Well, one afternoon in September, she was sent for to be presented to King Leopold, who was passing through Paris, who had heard of her attractions and who felt interested in her modest condition. She was so flustered by this event that she promptly mixed up Belgium and Sweden. This was not a very serious matter in itself; but it might have been, in the circumstances, if Leopold II had not happened to be in a good humour that day. The fact remained that Mlle. Delacroix was convinced that she was in the presence of the King of Sweden, nor did she find out her mistake until she noticed the amused surprise which Leopold betrayed whenever, with her very comprehensible ignorance of the rules of etiquette, Mlle. Delacroix went out of her way to call him "His Majesty Oscar."
I am bound to confess that she at once recovered her self-possession when the King of the Belgians thought fit discreetly to apprise her of his identity and she was greatly diverted by her blunder. Two years later, I described the mishap to the King of Sweden, who happened to be staying at Biarritz at the same time as the Baroness Vaughan.

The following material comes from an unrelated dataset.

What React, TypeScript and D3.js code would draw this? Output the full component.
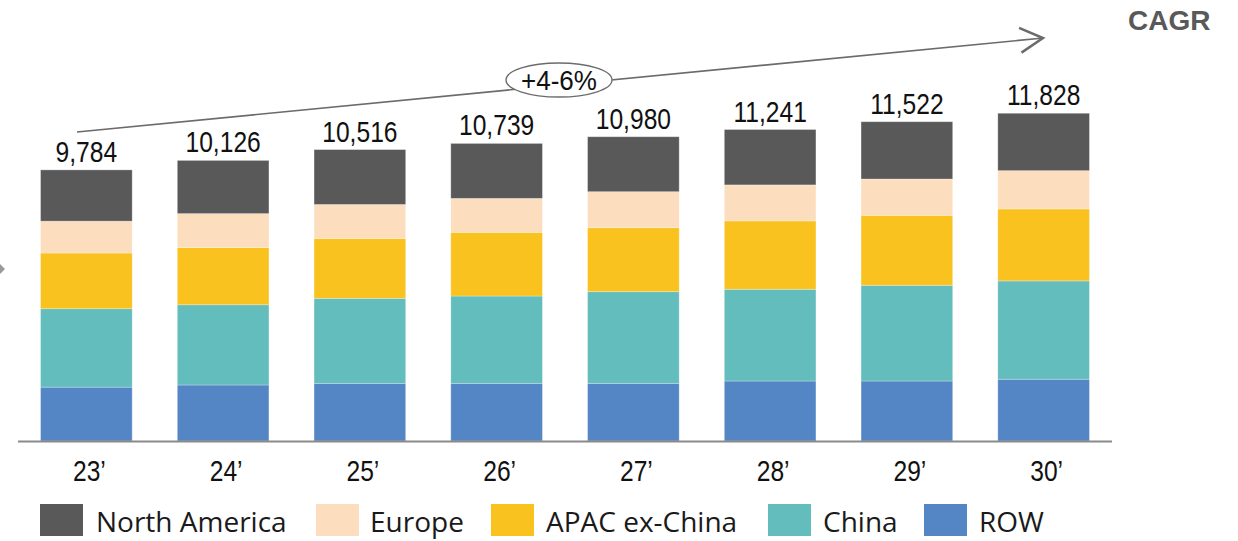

Said Oscar II:
"Do present my fair cousin, who did me so great an honour!"
"But, Sir," I replied, "she may feel a regret!"
"Do you think so, Paoli? And yet I am no 'fresher' than my cousin of Belgium. I am afraid, you see, that the regret will be all on my side!"
I believe that the regret was mutual. However, the meeting was arranged. The baroness took a snapshot of King Oscar with her kodak; and we agreed to say nothing about it to King Leopold, who was of a jealous disposition.